ALCF Developer Sessions - March 2019


Apache Spark provides a high-level framework for parallel data processing, with built-in support for fault tolerance and data replication. It has become increasingly popular in cloud computing environments and commercial data centers due to its ease of use and integration with existing libraries in Java, Scala, Python, R, and SQL. The ALCF supports Apache Spark on its Cooley and Theta systems, with plans to support the framework on its future systems as well.

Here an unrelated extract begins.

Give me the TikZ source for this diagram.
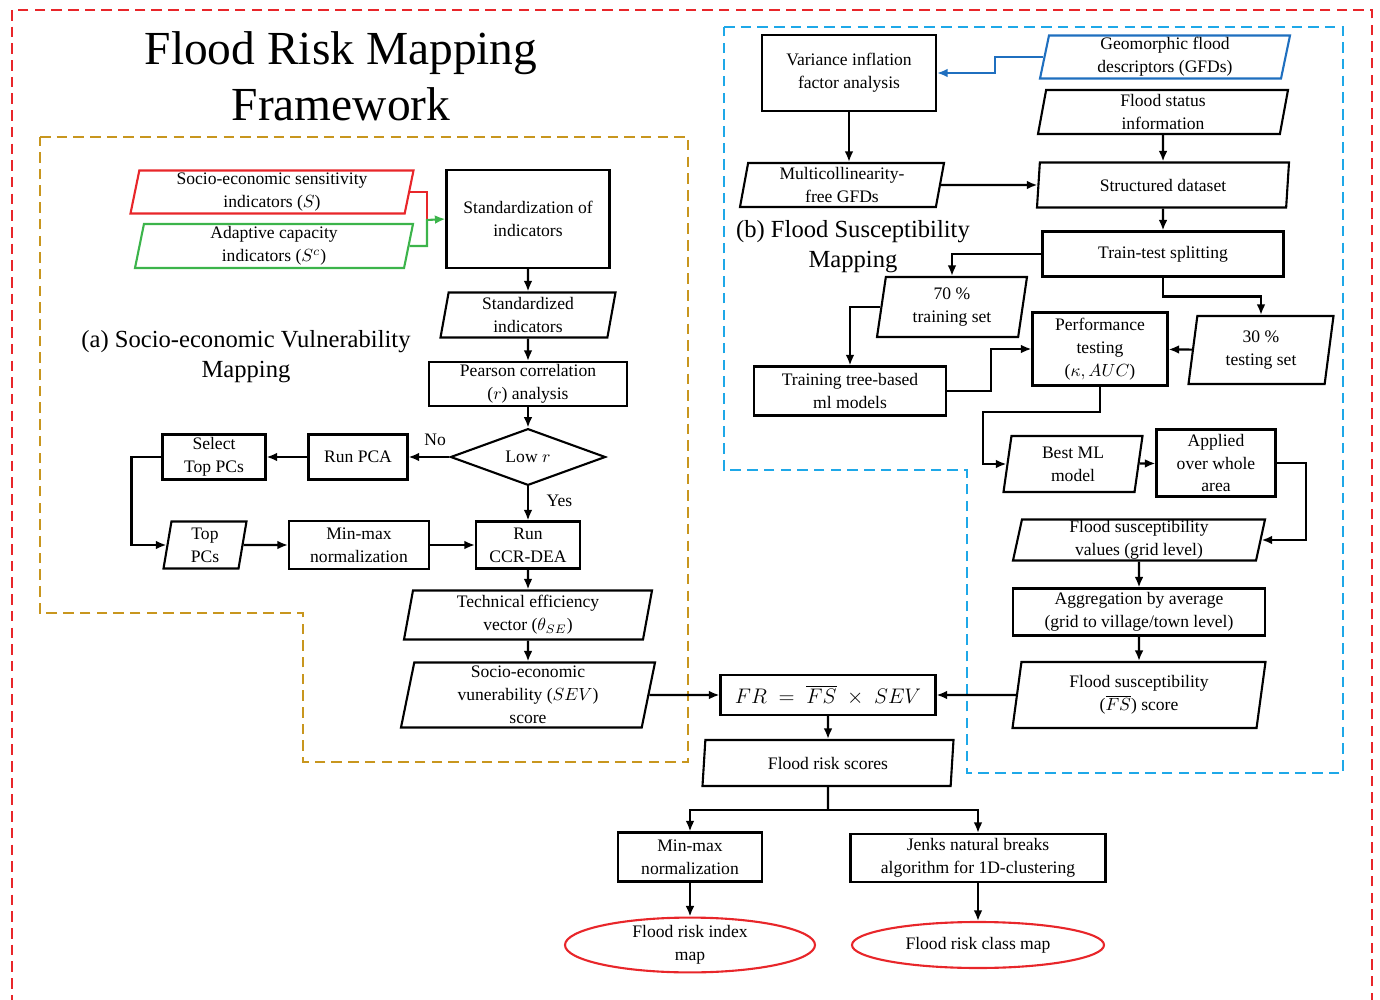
\documentclass[tikz,border=0pt]{standalone}
\usepackage{fontspec}
\setmainfont{Liberation Serif}
\usetikzlibrary{shapes.geometric,arrows.meta}
\definecolor{frame}{HTML}{E8262A}
\definecolor{gold}{HTML}{C8961E}
\definecolor{sky}{HTML}{1EA8E8}
\definecolor{geoblue}{HTML}{1F6FBF}
\definecolor{leaf}{HTML}{3CB44B}
\begin{document}
\begin{tikzpicture}[x=0.02cm, y=-0.02cm, line width=1.2pt,
  every node/.style={align=center, inner sep=0pt, font=\fontsize{10}{13}\selectfont},
  wh/.style 2 args={minimum width=#1*0.02cm, minimum height=#2*0.02cm},
  box/.style={draw, rectangle},
  io/.style={draw, trapezium, trapezium left angle=77, trapezium right angle=103, trapezium stretches body},
  test/.style={draw, diamond},
  term/.style={draw=frame, ellipse},
  arr/.style={-{Latex[length=6pt,width=5pt]}},
  region/.style={dashed, dash pattern=on 6pt off 3.5pt, line width=1pt}]
\useasboundingbox (0,0) rectangle (1380,1000);
% frames
\draw[region, frame] (12,10) rectangle (1372,1020);
\draw[region, gold] (40,137) -- (688,137) -- (688,762) -- (303,762) -- (303,613) -- (40,613) -- cycle;
\draw[region, sky] (724,27) -- (1343,27) -- (1343,773) -- (967,773) -- (967,470) -- (724,470) -- cycle;
% titles
\node[font=\fontsize{27}{32}\selectfont] (title) at (341,76) {Flood Risk Mapping\\Framework};
\node[font=\fontsize{14}{17}\selectfont] (tita) at (246,357) {(a) Socio-economic Vulnerability\\Mapping};
\node[font=\fontsize{14}{17}\selectfont] (titb) at (853,247) {(b) Flood Susceptibility\\Mapping};

% (a) vulnerability
\node[io, wh={283}{43}, draw=frame] (sens) at (272,192) {Socio-economic sensitivity\\indicators ($S$)};
\node[io, wh={278}{44}, draw=leaf] (adapt) at (274,246) {Adaptive capacity\\indicators ($S^c$)};
\node[box, wh={163}{98}] (std) at (528,219) {Standardization of\\indicators};
\node[io, wh={175}{45}] (stdd) at (528,315) {Standardized\\indicators};
\node[box, wh={198}{44}] (pear) at (528,384) {Pearson correlation\\($r$) analysis};
\node[test, wh={155}{50}] (lowr) at (528,457) {Low $r$};
\node[box, wh={99}{45}] (pca) at (358,457) {Run PCA};
\node[box, wh={103}{45}] (sel) at (214,457) {Select\\Top PCs};
\node[io, wh={83}{47}] (top) at (205,545) {Top\\PCs};
\node[box, wh={140}{48}] (mm1) at (359,545) {Min-max\\normalization};
\node[box, wh={104}{47}] (ccr) at (528,545) {Run\\CCR-DEA};
\node[io, wh={248}{49}] (tech) at (528,615) {Technical efficiency\\vector ($\theta_{SE}$)};
\node[io, wh={254}{65}] (sev) at (528,695) {Socio-economic\\vunerability ($SEV$)\\score};

\coordinate (j1) at (427,220);
\draw[frame] (sens.east) -| (j1);
\draw[leaf, arr] (adapt.east) -| (j1) -- (std.west);
\draw[arr] (std) -- (stdd);
\draw[arr] (stdd) -- (pear);
\draw[arr] (pear) -- (lowr);
\draw[arr] (lowr.west) -- (pca.east) node[pos=0.35, above=6pt] {No};
\draw[arr] (lowr.south) -- (ccr.north) node[pos=0.42, right=10pt] {Yes};
\draw[arr] (pca) -- (sel);
\draw[arr] (sel.west) -- ++(-30,0) |- (top.west);
\draw[arr] (top) -- (mm1);
\draw[arr] (mm1) -- (ccr);
\draw[arr] (ccr) -- (tech);
\draw[arr] (tech) -- (sev);

% (b) susceptibility
\node[box, wh={174}{76}] (vif) at (849,73) {Variance inflation\\factor analysis};
\node[io, wh={250}{43}, draw=geoblue] (geo) at (1165,57) {Geomorphic flood\\descriptors (GFDs)};
\node[io, wh={250}{44}] (stat) at (1163,112) {Flood status\\information};
\node[io, wh={204}{44}] (multi) at (842,185) {Multicollinearity-\\free GFDs};
\node[io, wh={252}{45}] (data) at (1163,185) {Structured dataset};
\node[box, wh={241}{45}] (split) at (1163,254) {Train-test splitting};
\node[io, wh={150}{60}] (tr70) at (952,307) {70 \%\\training set};
\node[io, wh={145}{68}] (te30) at (1261,350) {30 \%\\testing set};
\node[box, wh={135}{73}] (perf) at (1100,349) {Performance\\testing\\($\kappa, AUC$)};
\node[box, wh={192}{49}] (trees) at (850,391) {Training tree-based\\ml models};
\node[io, wh={139}{56}] (best) at (1073,464) {Best ML\\model};
\node[box, wh={119}{67}] (appl) at (1216,463) {Applied\\over whole\\area};
\node[io, wh={252}{41}] (fsv) at (1139,540) {Flood susceptibility\\values (grid level)};
\node[box, wh={252}{47}] (agg) at (1139,612) {Aggregation by average\\(grid to village/town level)};
\node[io, wh={253}{66}] (fs) at (1139,695) {Flood susceptibility\\($\overline{FS}$) score};

\draw[geoblue, arr] (geo.west) -- ++(-48,0) |- (vif.east);
\draw[arr] (vif.south) -- (vif.south |- multi.north);
\draw[arr] (stat) -- (data);
\draw[arr] (multi) -- (data);
\draw[arr] (data) -- (split);
\draw[arr] (split.west) -| (tr70.north);
\draw[arr] (split.south) -- ++(0,19) -| (te30.north);
\draw[arr] (te30) -- (perf);
\draw[arr] (tr70.west) -| (trees.north);
\draw[arr] (trees.east) -- ++(44,0) |- (perf.west);
\coordinate (k1) at (983,412);
\draw[arr] (perf.south) |- (k1) |- (best.west);
\draw[arr] (best) -- (appl);
\draw[arr] (appl.east) -- ++(29,0) |- (fsv.east);
\draw[arr] (fsv) -- (agg);
\draw[arr] (agg) -- (fs);

% flood risk
\node[box, wh={215}{40}, font=\fontsize{12}{14}\selectfont] (fr) at (828,695) {$FR\;=\;\overline{FS}\;\times\;SEV$};
\node[io, wh={251}{46}] (frs) at (828,763) {Flood risk scores};
\node[box, wh={144}{49}] (mm2) at (690,857) {Min-max\\normalization};
\node[box, wh={255}{48}] (jenks) at (978,858) {Jenks natural breaks\\algorithm for 1D-clustering};
\node[term, wh={250}{46}] (idx) at (690,945) {Flood risk index\\map};
\node[term, wh={252}{46}] (cls) at (978,945) {Flood risk class map};

\draw[arr] (sev.east) -- (fr.west);
\draw[arr] (fs.west) -- (fr.east);
\draw[arr] (fr) -- (frs);
\coordinate (k2) at (828,810);
\draw (frs.south) -- (k2);
\draw[arr] (k2) -| (mm2.north);
\draw[arr] (k2) -| (jenks.north);
\draw[arr] (mm2) -- (idx);
\draw[arr] (jenks) -- (cls);
\end{tikzpicture}
\end{document}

This webinar will present a brief tutorial of Apache Spark, provide instructions on running Apache Spark on ALCF systems, discuss the unique characteristics of Theta, and recommend a few tuning parameters for running Apache Spark with better performance on Theta.

About the Speaker

Xiao-Yong Jin is an Assistant Computational Scientist in Argonne's Computational Science Division and at the Argonne Leadership Computing Facility. He obtained his PhD in Lattice Field Theory studying quarks and gluons on a rack of the QCDOC computer, and later he worked on the K computer before coming to Argonne. Recently, he has been continuing his research on Lattice Field Theory and exploring new directions of HPC applications in machine learning, big data, and quantum information science.